• [THE REQUEST]
Set down each line of the material that follows, exactly, with no pictures.

• [GIVEN DATA]
######

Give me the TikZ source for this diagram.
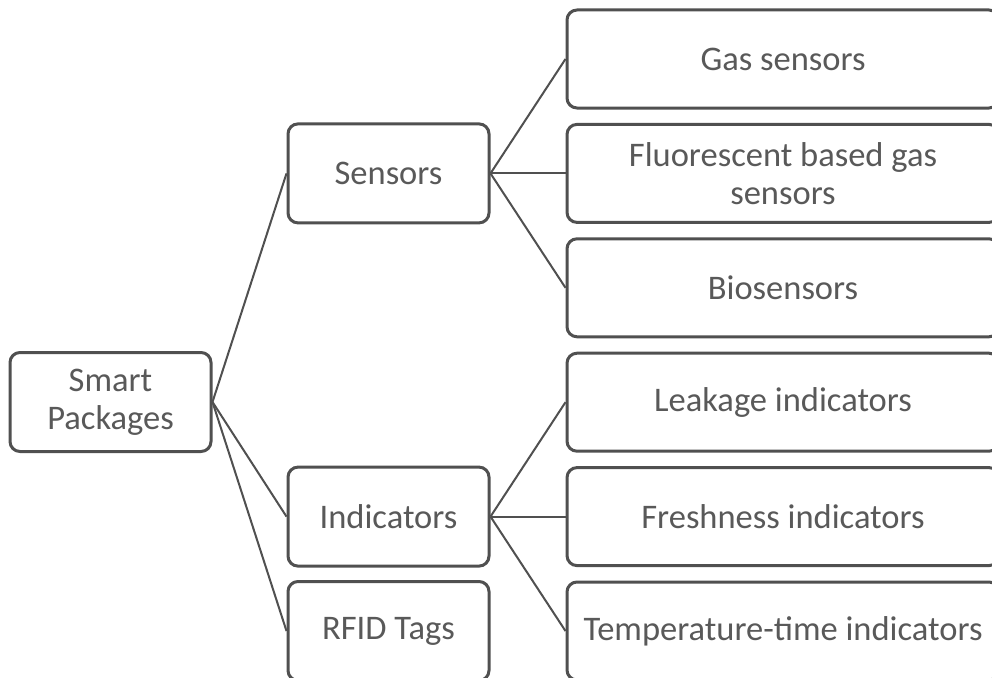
\documentclass[tikz,border=0pt]{standalone}
\usepackage{fontspec}
\setmainfont{Carlito}
\definecolor{edgecol}{RGB}{80,80,80}
\definecolor{txtcol}{RGB}{89,89,89}
\tikzset{
  box/.style={draw=edgecol, line width=3pt, rounded corners=10pt, fill=white,
    text=txtcol, inner sep=0pt, align=center,
    font=\fontsize{34.5}{38}\selectfont},
  leftbox/.style={box, minimum width=201pt, minimum height=99pt},
  rightbox/.style={box, minimum width=432pt, minimum height=98pt},
  link/.style={draw=edgecol, line width=2pt}
}
\begin{document}
\begin{tikzpicture}[x=1pt,y=-1pt]
\clip (0,0) rectangle (992,677);
\fill[white] (0,0) rectangle (992,677);
% left column
\node[leftbox] (sp) at (110.5,402) {Smart\\Packages};
% middle column
\node[leftbox] (sen) at (388.5,173.4) {Sensors};
\node[leftbox] (ind) at (388.5,516.6) {Indicators};
\node[leftbox] (rfid) at (388.5,631) {RFID Tags};
% right column
\node[rightbox] (gas) at (783,59) {Gas sensors};
\node[rightbox] (flu) at (783,173.4) {Fluorescent based gas\\sensors};
\node[rightbox] (bio) at (783,287.8) {Biosensors};
\node[rightbox] (leak) at (783,402.2) {Leakage indicators};
\node[rightbox] (fresh) at (783,516.6) {Freshness indicators};
\node[rightbox] (temp) at (783,631) {Temperature-time indicators};
% connectors
\draw[link] (sp.east) -- (sen.west);
\draw[link] (sp.east) -- (ind.west);
\draw[link] (sp.east) -- (rfid.west);
\draw[link] (sen.east) -- (gas.west);
\draw[link] (sen.east) -- (flu.west);
\draw[link] (sen.east) -- (bio.west);
\draw[link] (ind.east) -- (leak.west);
\draw[link] (ind.east) -- (fresh.west);
\draw[link] (ind.east) -- (temp.west);
\end{tikzpicture}
\end{document}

######

• [EXPECTED ANSWER]
Give me the TikZ source for this diagram.
\documentclass[tikz,border=0pt]{standalone}
\usepackage{fontspec}
\setmainfont{Carlito}
\definecolor{edgecol}{RGB}{80,80,80}
\definecolor{txtcol}{RGB}{89,89,89}
\tikzset{
  box/.style={draw=edgecol, line width=3pt, rounded corners=10pt, fill=white,
    text=txtcol, inner sep=0pt, align=center,
    font=\fontsize{34.5}{38}\selectfont},
  leftbox/.style={box, minimum width=201pt, minimum height=99pt},
  rightbox/.style={box, minimum width=432pt, minimum height=98pt},
  link/.style={draw=edgecol, line width=2pt}
}
\begin{document}
\begin{tikzpicture}[x=1pt,y=-1pt]
\clip (0,0) rectangle (992,677);
\fill[white] (0,0) rectangle (992,677);
% left column
\node[leftbox] (sp) at (110.5,402) {Smart\\Packages};
% middle column
\node[leftbox] (sen) at (388.5,173.4) {Sensors};
\node[leftbox] (ind) at (388.5,516.6) {Indicators};
\node[leftbox] (rfid) at (388.5,631) {RFID Tags};
% right column
\node[rightbox] (gas) at (783,59) {Gas sensors};
\node[rightbox] (flu) at (783,173.4) {Fluorescent based gas\\sensors};
\node[rightbox] (bio) at (783,287.8) {Biosensors};
\node[rightbox] (leak) at (783,402.2) {Leakage indicators};
\node[rightbox] (fresh) at (783,516.6) {Freshness indicators};
\node[rightbox] (temp) at (783,631) {Temperature-time indicators};
% connectors
\draw[link] (sp.east) -- (sen.west);
\draw[link] (sp.east) -- (ind.west);
\draw[link] (sp.east) -- (rfid.west);
\draw[link] (sen.east) -- (gas.west);
\draw[link] (sen.east) -- (flu.west);
\draw[link] (sen.east) -- (bio.west);
\draw[link] (ind.east) -- (leak.west);
\draw[link] (ind.east) -- (fresh.west);
\draw[link] (ind.east) -- (temp.west);
\end{tikzpicture}
\end{document}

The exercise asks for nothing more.